Cold flow analysis on internal combustion engine with different piston bowl configurations

Abstract

Development of engine in automotive industry is deemed critical in order to fulfil demands by passengers and also due to pressure bring forward by the fact of stringent government law for protecting noise and air quality. In order to improve engine quality, understanding on flow properties in engine cylinder is of major importance because flow condition significantly influences engine efficiency. Capabilities in providing optimum flow conditions which include high discharge coefficient, optimum swirl ratio, and optimum tumble ratio in respective engine can result in enhancement of engine power and comfort, along with reduction of fuel consumption, exhaust emission and noise.
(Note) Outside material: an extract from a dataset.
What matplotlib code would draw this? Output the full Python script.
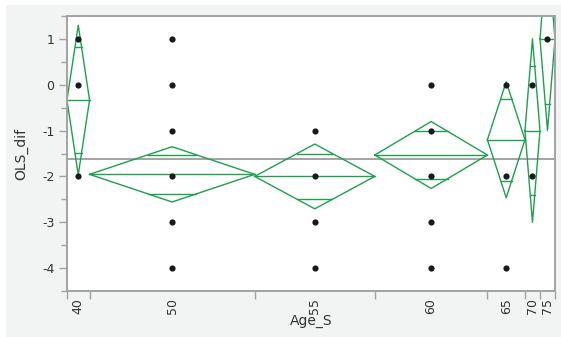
import numpy as np
import matplotlib.pyplot as plt
from matplotlib.patches import Rectangle

# 分组（年龄段）及每组样本数
groups = ['40', '50', '55', '60', '65', '70', '75']
counts = [3, 22, 16, 15, 5, 2, 2]
# 各组均值
means = [-0.333, -1.955, -2.0, -1.533, -1.2, -1.0, 1.0]
# 各组出现的观测值
points = [
    [1, 0, -2],
    [1, 0, -1, -2, -3, -4],
    [-1, -2, -3, -4],
    [0, -1, -2, -3, -4],
    [0, -2, -4],
    [0, -2],
    [1],
]
rmse = 1.413      # 合并标准差
t_crit = 2.0017   # t(0.975, 58)

green = '#1f9f50'
grey = '#a3a3a3'
txt = '#333333'

counts = np.array(counts)
means = np.array(means)
bounds = np.concatenate([[0], np.cumsum(counts)])
centers = (bounds[:-1] + bounds[1:]) / 2
ci = t_crit * rmse / np.sqrt(counts)
grand = np.sum(counts * means) / counts.sum()

fig = plt.figure(figsize=(5.61, 3.37), dpi=100, facecolor='white')
fig.patches.append(Rectangle((6 / 561, 0), 1, 1 - 5 / 337, transform=fig.transFigure,
                             facecolor='#f2f3f3', edgecolor='none', zorder=-10))
ax = fig.add_axes([67 / 561, 46 / 337, 488 / 561, 275 / 337])
ax.set_facecolor('white')

# 总均值线
ax.axhline(grand, color=grey, lw=1.4, zorder=1)

# 均值菱形
for i in range(len(groups)):
    l, r, c, m, h = bounds[i], bounds[i + 1], centers[i], means[i], ci[i]
    ax.plot([l, c, r, c, l], [m, m + h, m, m - h, m], color=green, lw=1.0, zorder=2)
    ax.plot([l, r], [m, m], color=green, lw=1.0, zorder=2)
    # 重叠标记
    d = h * np.sqrt(2) / 2
    hw = (r - l) / 2 * (1 - d / h)
    for y in (m + d, m - d):
        ax.plot([c - hw, c + hw], [y, y], color=green, lw=1.0, zorder=2)

# 数据点
for i, vals in enumerate(points):
    ax.scatter([centers[i]] * len(vals), vals, s=20, color='#1a1a1a', zorder=3, linewidths=0)

ax.set_xlim(0, counts.sum())
ax.set_ylim(-4.5, 1.5)

ax.set_yticks(np.arange(-4, 2, 1))
ax.set_yticklabels([str(v) for v in range(-4, 2)])
ax.set_yticks(np.arange(-4.5, 1.6, 0.5), minor=True)
ax.tick_params(axis='y', which='major', length=6, width=1, color=grey, labelsize=9, labelcolor=txt, pad=3)
ax.tick_params(axis='y', which='minor', length=4, width=1, color=grey)

ax.set_xticks(bounds)
ax.set_xticklabels([''] * len(bounds))
ax.set_xticks(centers, minor=True)
ax.set_xticklabels(groups, minor=True, rotation=90)
ax.tick_params(axis='x', which='major', length=6, width=1, color=grey)
ax.tick_params(axis='x', which='minor', length=0, labelsize=9, labelcolor=txt, pad=5)

for s in ax.spines.values():
    s.set_color(grey)
    s.set_linewidth(1.4)

ax.set_xlabel('Age_S', fontsize=10, color=txt, labelpad=0)
ax.set_ylabel('OLS_dif', fontsize=10, color=txt, labelpad=10)

fig.savefig('out.png', dpi=100)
This research aims to investigate the effect of different piston bowl configurations on in-cylinder flow characteristics. Cold flow simulation is used to compare in-cylinder flow for engine with three different piston bowls during intake stroke and compression stroke. Simulation analysis represents the flow properties in term of swirl ratio and tumble ratio. Result computed from this analysis shows that piston bowl geometry has little influence on in-cylinder flow during intake stroke. However, piston bowls configurations inflicted significant effect on flow during compression stroke especially near top-dead-centre. This analysis defined that at the end of compression stroke, engine model with toroidal shape piston give 34.8% improvement in term of swirl ratio and 7% improvement of tumble ratio value compared to original piston bowl shapes.